> **Requirements**:
Without the pictures, can you quote each line below exactly?

--- start Supplied material ---

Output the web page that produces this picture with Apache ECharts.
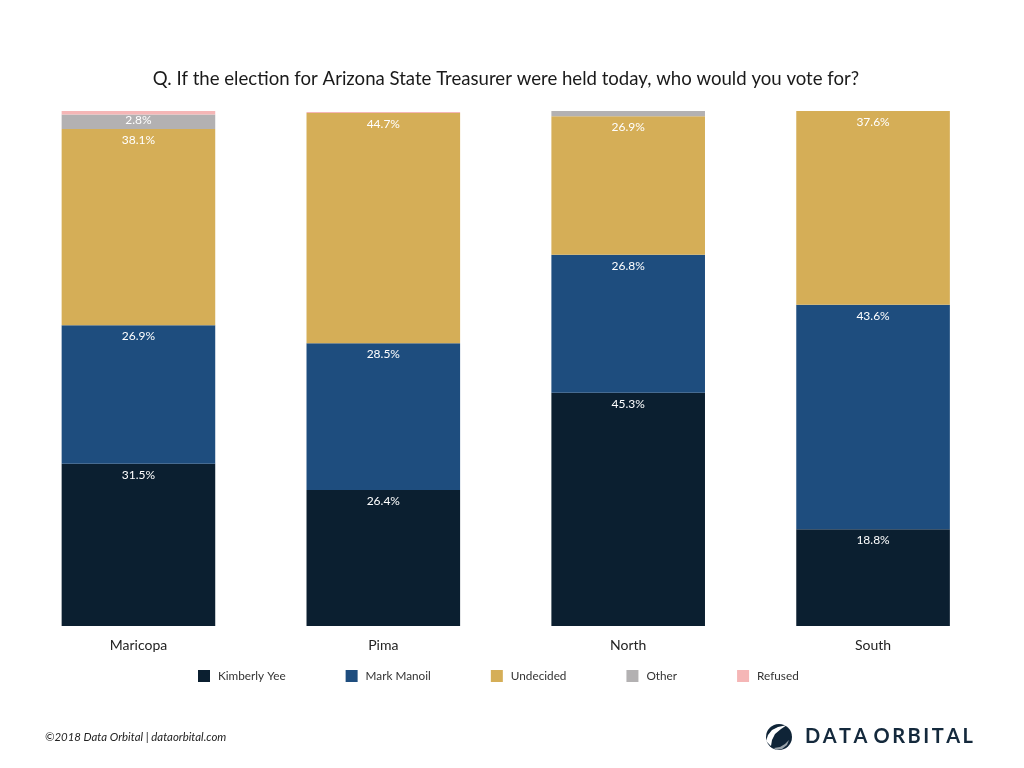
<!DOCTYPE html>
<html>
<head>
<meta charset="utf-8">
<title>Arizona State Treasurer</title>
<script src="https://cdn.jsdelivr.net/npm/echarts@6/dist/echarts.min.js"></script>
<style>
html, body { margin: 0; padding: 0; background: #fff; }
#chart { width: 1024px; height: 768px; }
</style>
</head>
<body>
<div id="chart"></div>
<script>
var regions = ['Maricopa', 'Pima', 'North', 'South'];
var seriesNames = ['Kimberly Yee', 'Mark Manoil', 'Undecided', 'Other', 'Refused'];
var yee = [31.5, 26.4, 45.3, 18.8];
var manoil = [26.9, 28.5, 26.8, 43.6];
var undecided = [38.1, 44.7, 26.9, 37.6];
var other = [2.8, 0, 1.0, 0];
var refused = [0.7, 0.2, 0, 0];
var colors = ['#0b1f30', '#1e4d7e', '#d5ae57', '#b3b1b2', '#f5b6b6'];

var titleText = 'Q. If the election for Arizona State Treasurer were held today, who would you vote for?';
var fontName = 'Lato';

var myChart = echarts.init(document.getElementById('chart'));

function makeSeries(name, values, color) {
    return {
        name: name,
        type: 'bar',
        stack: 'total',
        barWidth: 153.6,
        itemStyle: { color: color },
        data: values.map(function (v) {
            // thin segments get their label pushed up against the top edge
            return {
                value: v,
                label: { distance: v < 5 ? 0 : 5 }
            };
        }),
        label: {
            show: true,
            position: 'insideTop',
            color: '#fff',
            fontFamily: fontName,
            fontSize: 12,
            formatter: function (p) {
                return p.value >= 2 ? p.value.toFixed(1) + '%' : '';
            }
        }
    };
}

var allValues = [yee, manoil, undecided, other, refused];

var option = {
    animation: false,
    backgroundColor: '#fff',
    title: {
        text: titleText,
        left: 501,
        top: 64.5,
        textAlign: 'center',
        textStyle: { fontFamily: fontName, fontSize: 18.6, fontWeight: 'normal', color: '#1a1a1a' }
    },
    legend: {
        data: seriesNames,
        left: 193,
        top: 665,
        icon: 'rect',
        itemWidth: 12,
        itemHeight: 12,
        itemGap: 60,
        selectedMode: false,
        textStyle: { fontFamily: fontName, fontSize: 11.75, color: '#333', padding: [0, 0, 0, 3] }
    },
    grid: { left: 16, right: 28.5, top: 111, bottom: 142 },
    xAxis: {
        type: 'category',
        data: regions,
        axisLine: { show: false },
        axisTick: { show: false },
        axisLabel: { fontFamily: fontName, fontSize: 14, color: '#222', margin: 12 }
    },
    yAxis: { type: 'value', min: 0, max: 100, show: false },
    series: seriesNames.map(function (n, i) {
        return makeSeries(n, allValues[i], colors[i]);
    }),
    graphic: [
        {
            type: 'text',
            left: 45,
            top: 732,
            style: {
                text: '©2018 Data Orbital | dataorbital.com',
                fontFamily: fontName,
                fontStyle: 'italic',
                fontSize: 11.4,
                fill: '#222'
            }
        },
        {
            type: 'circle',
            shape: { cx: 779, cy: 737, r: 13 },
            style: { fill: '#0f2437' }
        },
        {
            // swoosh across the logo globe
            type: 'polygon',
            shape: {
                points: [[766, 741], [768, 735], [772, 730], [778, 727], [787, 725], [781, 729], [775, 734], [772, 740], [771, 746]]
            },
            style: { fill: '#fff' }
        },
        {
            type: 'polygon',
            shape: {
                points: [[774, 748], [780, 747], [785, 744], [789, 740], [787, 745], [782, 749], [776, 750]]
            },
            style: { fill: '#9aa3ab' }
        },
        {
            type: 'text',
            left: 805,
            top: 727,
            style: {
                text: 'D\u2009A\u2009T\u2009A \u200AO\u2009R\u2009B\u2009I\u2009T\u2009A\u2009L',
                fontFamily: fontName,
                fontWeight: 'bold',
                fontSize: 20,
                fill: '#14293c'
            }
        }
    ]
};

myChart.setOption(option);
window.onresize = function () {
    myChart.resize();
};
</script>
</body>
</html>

--- end Supplied material ---

> **Response to this task**:
Output the web page that produces this picture with Apache ECharts.
<!DOCTYPE html>
<html>
<head>
<meta charset="utf-8">
<title>Arizona State Treasurer</title>
<script src="https://cdn.jsdelivr.net/npm/echarts@6/dist/echarts.min.js"></script>
<style>
html, body { margin: 0; padding: 0; background: #fff; }
#chart { width: 1024px; height: 768px; }
</style>
</head>
<body>
<div id="chart"></div>
<script>
var regions = ['Maricopa', 'Pima', 'North', 'South'];
var seriesNames = ['Kimberly Yee', 'Mark Manoil', 'Undecided', 'Other', 'Refused'];
var yee = [31.5, 26.4, 45.3, 18.8];
var manoil = [26.9, 28.5, 26.8, 43.6];
var undecided = [38.1, 44.7, 26.9, 37.6];
var other = [2.8, 0, 1.0, 0];
var refused = [0.7, 0.2, 0, 0];
var colors = ['#0b1f30', '#1e4d7e', '#d5ae57', '#b3b1b2', '#f5b6b6'];

var titleText = 'Q. If the election for Arizona State Treasurer were held today, who would you vote for?';
var fontName = 'Lato';

var myChart = echarts.init(document.getElementById('chart'));

function makeSeries(name, values, color) {
    return {
        name: name,
        type: 'bar',
        stack: 'total',
        barWidth: 153.6,
        itemStyle: { color: color },
        data: values.map(function (v) {
            // thin segments get their label pushed up against the top edge
            return {
                value: v,
                label: { distance: v < 5 ? 0 : 5 }
            };
        }),
        label: {
            show: true,
            position: 'insideTop',
            color: '#fff',
            fontFamily: fontName,
            fontSize: 12,
            formatter: function (p) {
                return p.value >= 2 ? p.value.toFixed(1) + '%' : '';
            }
        }
    };
}

var allValues = [yee, manoil, undecided, other, refused];

var option = {
    animation: false,
    backgroundColor: '#fff',
    title: {
        text: titleText,
        left: 501,
        top: 64.5,
        textAlign: 'center',
        textStyle: { fontFamily: fontName, fontSize: 18.6, fontWeight: 'normal', color: '#1a1a1a' }
    },
    legend: {
        data: seriesNames,
        left: 193,
        top: 665,
        icon: 'rect',
        itemWidth: 12,
        itemHeight: 12,
        itemGap: 60,
        selectedMode: false,
        textStyle: { fontFamily: fontName, fontSize: 11.75, color: '#333', padding: [0, 0, 0, 3] }
    },
    grid: { left: 16, right: 28.5, top: 111, bottom: 142 },
    xAxis: {
        type: 'category',
        data: regions,
        axisLine: { show: false },
        axisTick: { show: false },
        axisLabel: { fontFamily: fontName, fontSize: 14, color: '#222', margin: 12 }
    },
    yAxis: { type: 'value', min: 0, max: 100, show: false },
    series: seriesNames.map(function (n, i) {
        return makeSeries(n, allValues[i], colors[i]);
    }),
    graphic: [
        {
            type: 'text',
            left: 45,
            top: 732,
            style: {
                text: '©2018 Data Orbital | dataorbital.com',
                fontFamily: fontName,
                fontStyle: 'italic',
                fontSize: 11.4,
                fill: '#222'
            }
        },
        {
            type: 'circle',
            shape: { cx: 779, cy: 737, r: 13 },
            style: { fill: '#0f2437' }
        },
        {
            // swoosh across the logo globe
            type: 'polygon',
            shape: {
                points: [[766, 741], [768, 735], [772, 730], [778, 727], [787, 725], [781, 729], [775, 734], [772, 740], [771, 746]]
            },
            style: { fill: '#fff' }
        },
        {
            type: 'polygon',
            shape: {
                points: [[774, 748], [780, 747], [785, 744], [789, 740], [787, 745], [782, 749], [776, 750]]
            },
            style: { fill: '#9aa3ab' }
        },
        {
            type: 'text',
            left: 805,
            top: 727,
            style: {
                text: 'D\u2009A\u2009T\u2009A \u200AO\u2009R\u2009B\u2009I\u2009T\u2009A\u2009L',
                fontFamily: fontName,
                fontWeight: 'bold',
                fontSize: 20,
                fill: '#14293c'
            }
        }
    ]
};

myChart.setOption(option);
window.onresize = function () {
    myChart.resize();
};
</script>
</body>
</html>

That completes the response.